August 5, 2011

When Will Enough Be Enough?

When I feel like reflecting on my life I come to my blog to read old posts. Like I've said before, this blog is basically my public journal. I have a constant need to talk about how I feel and what's going on in my head and writing it down has helped tremendously. Especially since I can come back and see how I used to feel. The sad part about it is that I've been saying the same shit over and over for the past 2 years. The themes of my blog are so sad and depressing, most of the time I'm surprised when people tell me they've read it. I halfway wish they wouldn't. Then the other half of me is glad someone even slightly gives a shit. I've lived most of my life feeling invisible, unnoticed, insignificant. And I've always had a strange relationship with that feeling. While I like that I've kept to myself and no one has ever really cared enough to bother me, at the same time, I've always wished just someone would notice me. Just a little bit. But then if someone does, I don't know what to do with it. I've had quite a few awkward encounters with people that come up to me telling that they like an article or poem that I've written. I'm flattered yet freaked out that they even cared enough to read it. Anyway, I just went on a crazy tangent so back to the what I was trying to say...

A few days ago I was talking to a friend and I mentioned that I haven't been talking to anybody lately. She instantly picked up that I was in a funk. I commented that I know that how I feel can be changed based on me, regardless of my circumstances, yet I can't seem to overcome this state of being that I have been in for what seems like forever.

When am I gonna stop and realize that this feeling is not normal??? That I truly do have the power to change my outlook on life? That how I'm treating myself is unhealthy? That my life can change drastically if I just try?

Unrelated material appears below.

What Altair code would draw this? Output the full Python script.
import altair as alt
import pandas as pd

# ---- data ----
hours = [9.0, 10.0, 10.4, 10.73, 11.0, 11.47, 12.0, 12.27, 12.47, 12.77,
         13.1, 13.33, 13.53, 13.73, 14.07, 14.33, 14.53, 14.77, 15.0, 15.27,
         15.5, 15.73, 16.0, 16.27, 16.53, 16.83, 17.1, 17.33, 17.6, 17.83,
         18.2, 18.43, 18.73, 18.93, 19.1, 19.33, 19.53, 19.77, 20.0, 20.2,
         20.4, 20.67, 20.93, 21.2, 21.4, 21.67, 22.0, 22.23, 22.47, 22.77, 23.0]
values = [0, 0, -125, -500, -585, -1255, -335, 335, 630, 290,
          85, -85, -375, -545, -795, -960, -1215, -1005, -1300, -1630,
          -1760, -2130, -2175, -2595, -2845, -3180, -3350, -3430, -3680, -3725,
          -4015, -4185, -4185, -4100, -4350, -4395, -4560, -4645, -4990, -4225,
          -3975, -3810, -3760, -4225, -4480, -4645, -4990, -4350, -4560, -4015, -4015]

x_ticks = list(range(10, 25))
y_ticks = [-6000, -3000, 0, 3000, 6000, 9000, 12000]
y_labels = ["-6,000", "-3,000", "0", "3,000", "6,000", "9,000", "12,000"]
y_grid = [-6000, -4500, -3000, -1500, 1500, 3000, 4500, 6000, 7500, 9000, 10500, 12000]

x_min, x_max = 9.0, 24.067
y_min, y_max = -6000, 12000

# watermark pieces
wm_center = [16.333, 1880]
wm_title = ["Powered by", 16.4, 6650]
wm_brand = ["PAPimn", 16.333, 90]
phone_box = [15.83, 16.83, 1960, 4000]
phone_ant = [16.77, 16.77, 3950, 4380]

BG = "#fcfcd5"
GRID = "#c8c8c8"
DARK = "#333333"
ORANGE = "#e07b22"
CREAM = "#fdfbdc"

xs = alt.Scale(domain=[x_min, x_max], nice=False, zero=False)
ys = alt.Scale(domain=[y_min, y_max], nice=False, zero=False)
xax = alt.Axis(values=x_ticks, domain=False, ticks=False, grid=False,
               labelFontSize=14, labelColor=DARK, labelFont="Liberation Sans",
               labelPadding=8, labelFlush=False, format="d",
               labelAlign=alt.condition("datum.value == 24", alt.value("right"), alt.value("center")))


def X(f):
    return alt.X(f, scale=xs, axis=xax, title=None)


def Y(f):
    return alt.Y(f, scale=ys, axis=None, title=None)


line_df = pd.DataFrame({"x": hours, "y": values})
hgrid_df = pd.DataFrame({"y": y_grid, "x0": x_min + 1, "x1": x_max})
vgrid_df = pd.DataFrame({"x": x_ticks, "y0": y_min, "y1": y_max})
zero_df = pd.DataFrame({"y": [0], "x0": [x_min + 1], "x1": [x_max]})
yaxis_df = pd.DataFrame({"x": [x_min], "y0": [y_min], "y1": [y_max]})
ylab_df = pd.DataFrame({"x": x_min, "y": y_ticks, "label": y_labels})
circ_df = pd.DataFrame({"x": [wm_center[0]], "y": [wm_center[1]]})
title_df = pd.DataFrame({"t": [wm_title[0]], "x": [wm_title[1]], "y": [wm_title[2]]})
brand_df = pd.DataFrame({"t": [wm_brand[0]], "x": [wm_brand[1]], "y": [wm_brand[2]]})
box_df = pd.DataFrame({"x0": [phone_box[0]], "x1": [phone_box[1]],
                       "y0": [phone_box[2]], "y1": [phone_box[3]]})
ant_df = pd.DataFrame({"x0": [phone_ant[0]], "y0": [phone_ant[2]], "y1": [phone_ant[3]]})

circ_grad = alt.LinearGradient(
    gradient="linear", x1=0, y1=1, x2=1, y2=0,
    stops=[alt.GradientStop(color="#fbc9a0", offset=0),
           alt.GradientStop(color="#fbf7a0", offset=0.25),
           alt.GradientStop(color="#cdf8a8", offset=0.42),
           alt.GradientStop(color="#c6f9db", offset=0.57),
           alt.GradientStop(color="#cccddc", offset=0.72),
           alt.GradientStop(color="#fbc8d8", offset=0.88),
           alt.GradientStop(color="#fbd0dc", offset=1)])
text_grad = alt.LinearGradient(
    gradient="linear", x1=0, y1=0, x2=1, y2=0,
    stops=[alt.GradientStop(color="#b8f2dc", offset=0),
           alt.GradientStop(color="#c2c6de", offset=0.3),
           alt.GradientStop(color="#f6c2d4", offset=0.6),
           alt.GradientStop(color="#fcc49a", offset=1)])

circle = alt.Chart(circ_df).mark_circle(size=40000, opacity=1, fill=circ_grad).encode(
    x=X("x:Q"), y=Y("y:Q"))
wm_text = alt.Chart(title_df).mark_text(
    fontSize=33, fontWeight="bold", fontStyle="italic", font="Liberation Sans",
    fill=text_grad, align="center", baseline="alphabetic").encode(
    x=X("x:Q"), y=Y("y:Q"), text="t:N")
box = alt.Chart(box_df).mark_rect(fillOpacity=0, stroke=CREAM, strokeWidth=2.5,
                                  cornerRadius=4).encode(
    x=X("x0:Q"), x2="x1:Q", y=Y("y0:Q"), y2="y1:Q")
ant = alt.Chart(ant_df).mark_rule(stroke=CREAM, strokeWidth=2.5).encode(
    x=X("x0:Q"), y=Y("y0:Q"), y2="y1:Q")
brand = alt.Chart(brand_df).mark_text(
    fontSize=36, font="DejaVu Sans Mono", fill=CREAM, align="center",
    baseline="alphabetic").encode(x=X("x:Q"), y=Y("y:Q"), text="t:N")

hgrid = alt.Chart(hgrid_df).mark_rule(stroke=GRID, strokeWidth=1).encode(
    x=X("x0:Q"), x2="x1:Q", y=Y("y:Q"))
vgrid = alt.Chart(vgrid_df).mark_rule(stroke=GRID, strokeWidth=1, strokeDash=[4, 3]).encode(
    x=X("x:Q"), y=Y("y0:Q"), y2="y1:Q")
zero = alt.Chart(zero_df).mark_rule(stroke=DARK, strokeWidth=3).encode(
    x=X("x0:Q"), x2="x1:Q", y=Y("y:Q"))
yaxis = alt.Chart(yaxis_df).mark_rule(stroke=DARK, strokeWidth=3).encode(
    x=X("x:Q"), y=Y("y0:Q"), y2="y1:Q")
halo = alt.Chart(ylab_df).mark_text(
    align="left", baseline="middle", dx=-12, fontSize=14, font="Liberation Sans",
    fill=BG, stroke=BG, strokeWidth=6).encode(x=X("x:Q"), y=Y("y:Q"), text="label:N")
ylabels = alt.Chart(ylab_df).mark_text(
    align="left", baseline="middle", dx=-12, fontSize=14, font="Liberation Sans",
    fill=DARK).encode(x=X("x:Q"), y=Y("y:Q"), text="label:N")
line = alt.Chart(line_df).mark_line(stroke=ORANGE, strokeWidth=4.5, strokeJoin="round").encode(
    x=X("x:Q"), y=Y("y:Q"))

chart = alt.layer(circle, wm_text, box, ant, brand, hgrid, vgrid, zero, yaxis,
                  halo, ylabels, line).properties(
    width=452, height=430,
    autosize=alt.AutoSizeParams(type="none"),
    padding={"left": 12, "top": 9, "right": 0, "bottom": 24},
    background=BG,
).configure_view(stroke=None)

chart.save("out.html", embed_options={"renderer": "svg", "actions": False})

The thing is, I'm used to being me. I've become accustomed and complacent with my life and how I live it. That's my usual excuse. And it is hard to change how you think and act when you've been stuck just being yourself since...forever. The other day I read a letter that I wrote to myself in the 8th grade and you know what? I was singing the same ole sad song that I still sing today. How fucking sad? No really, how fucking sad is that?

Honestly, I'm tired. But obviously not tired enough to truly commit to making necessary changes in my life. I talk about it entirely too much. Now's the time to actually be about it.